In remarks before the U.S. Chamber of Commerce yesterday, CFTC Chairman Gary Gensler discussed several aspects of the Commission’s implementation of the Dodd-Frank Act. According to the Chairman, the Commission is following two guiding principles with respect to its rule-writing process. The first principle, which should come as no surprise, is adherence to the text of the statute. The second principle is consultation with other regulators (apparently including even European Commission regulators who recently released regulations very similar to the provisions of Dodd-Frank) and the broader public.

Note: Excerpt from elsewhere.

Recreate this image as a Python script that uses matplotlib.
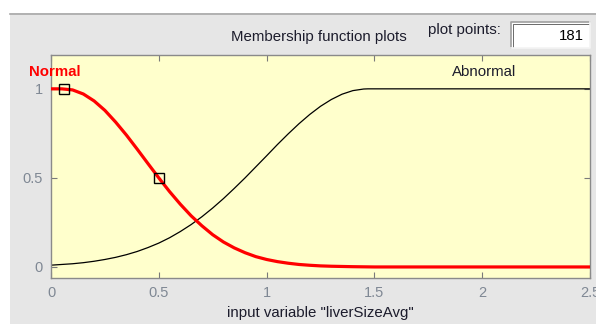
import matplotlib
matplotlib.use("Agg")
import matplotlib.pyplot as plt
from matplotlib.patches import Rectangle
from matplotlib.lines import Line2D

plt.rcParams['font.family'] = ['Liberation Sans', 'DejaVu Sans']

# membership curves for input "liverSizeAvg"
x_normal = [0.00, 0.05, 0.10, 0.15, 0.20, 0.25, 0.30, 0.35, 0.40, 0.45, 0.50,
            0.55, 0.60, 0.65, 0.70, 0.75, 0.80, 0.85, 0.90, 0.95, 1.00, 1.05,
            1.10, 1.15, 1.20, 1.25, 1.30, 1.40, 1.50, 2.50]
y_normal = [1.000, 1.000, 0.994, 0.971, 0.932, 0.879, 0.813, 0.740, 0.661, 0.580, 0.500,
            0.423, 0.352, 0.287, 0.231, 0.181, 0.140, 0.107, 0.080, 0.058, 0.042, 0.030,
            0.021, 0.014, 0.0095, 0.006, 0.004, 0.0015, 0.0, 0.0]

x_abnormal = [0.00, 0.05, 0.10, 0.15, 0.20, 0.25, 0.30, 0.35, 0.40, 0.45, 0.50,
              0.55, 0.60, 0.65, 0.70, 0.75, 0.80, 0.85, 0.90, 0.95, 1.00, 1.05,
              1.10, 1.15, 1.20, 1.25, 1.30, 1.35, 1.40, 1.45, 1.47, 2.50]
y_abnormal = [0.010, 0.014, 0.018, 0.024, 0.032, 0.042, 0.054, 0.069, 0.087, 0.109, 0.134,
              0.164, 0.199, 0.238, 0.282, 0.331, 0.384, 0.441, 0.500, 0.562, 0.624, 0.687,
              0.747, 0.804, 0.856, 0.902, 0.940, 0.970, 0.990, 0.999, 1.000, 1.000]

# handles of the selected function
handle_x = [0.06, 0.5]
handle_y = [1.0, 0.5]

x_ticks = [0, 0.5, 1, 1.5, 2, 2.5]
x_tick_labels = ['0', '0.5', '1', '1.5', '2', '2.5']
y_ticks = [0, 0.5, 1]
y_tick_labels = ['0', '0.5', '1']

W, H = 596, 324
fig = plt.figure(figsize=(W / 100, H / 100), dpi=100, facecolor='white')

# window panel
bg = fig.add_axes([0, 0, 1, 1], zorder=-10)
bg.set_xlim(0, W)
bg.set_ylim(H, 0)
bg.axis('off')
bg.add_patch(Rectangle((10, 13), W - 10, H - 13, facecolor='#e6e6e6', edgecolor='none'))
bg.add_line(Line2D([10, W], [13.5, 13.5], color='#a8a8a8', lw=1.2))

text_col = '#1c1c2c'
bg.text(319, 37, 'Membership function plots', fontsize=10.8, color=text_col,
        ha='center', va='center')
bg.text(464, 30, 'plot points:', fontsize=10.8, color=text_col, ha='center', va='center')

# edit box
bg.add_patch(Rectangle((511, 22), 79, 26, facecolor='white', edgecolor='none'))
bg.add_line(Line2D([511, 511, 590], [48, 22, 22], color='#a0a0a0', lw=1.2))
bg.add_line(Line2D([512.5, 512.5, 589], [47, 23.5, 23.5], color='#6a6a6a', lw=0.7))
bg.add_line(Line2D([511, 590, 590], [48, 48, 22], color='#f4f4f4', lw=1.2))
bg.text(584, 35.5, '181', fontsize=10.8, color='black', ha='right', va='center')

ax = fig.add_axes([51 / W, 1 - 278 / H, (590 - 51) / W, (278 - 55) / H])
ax.set_facecolor('#ffffcc')
ax.plot(x_abnormal, y_abnormal, color='black', lw=0.9, zorder=2)
ax.plot(x_normal, y_normal, color='#ff0000', lw=2.3, zorder=3)
ax.plot(handle_x, handle_y, ls='none', marker='s', ms=6.5, mfc='none', mec='black',
        mew=1.0, zorder=4)

ax.set_xlim(0, 2.5)
ax.set_ylim(-0.062, 1.19)
ax.set_xticks(x_ticks)
ax.set_xticklabels(x_tick_labels)
ax.set_yticks(y_ticks)
ax.set_yticklabels(y_tick_labels)
tick_col = '#7f8894'
ax.tick_params(direction='in', length=4, width=0.8, color='#7a7a7a', labelcolor=tick_col,
               labelsize=10.5, top=True, right=True, pad=6)
for s in ax.spines.values():
    s.set_color('#8a8a8a')
    s.set_linewidth(1.0)

ax.set_xlabel('input variable "liverSizeAvg"', fontsize=10.8, color=text_col, labelpad=4)

ax.text(0.02, 1.095, 'Normal', fontsize=10.8, fontweight='bold', color='#ff0000',
        ha='center', va='center', clip_on=False)
ax.text(2.01, 1.095, 'Abnormal', fontsize=10.8, color=text_col, ha='center', va='center')

fig.savefig('out.png', dpi=100, facecolor='white')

Chairman Gensler went on to address a few substantive rulemaking areas of particular interest to Chamber members. Regarding the end-user exemption to mandatory central clearing, he stated: “The statute on this issue is clear: those non-financial entities that are ‘using swaps to hedge or mitigate commercial risk’ will be able to choose whether or not to bring their swaps to clearinghouses.” Regarding what entities might be categorized as “swap dealers” or “major swap participants,” he stated that the CFTC anticipates that around 200 entities will likely be categorized as swap dealers and that most end users will be unlikely to fall within the major swap participant category. Finally, the Chairman indicated that, given that the Dodd-Frank Act generally gives regulators until July 15, 2011 to write the rules to implement the Act and requires a minimum transition period of 60 days following promulgation before rules goes into effect, he expects that rules such as those implementing the real-time reporting requirements of the Act will go into effect by September 2011.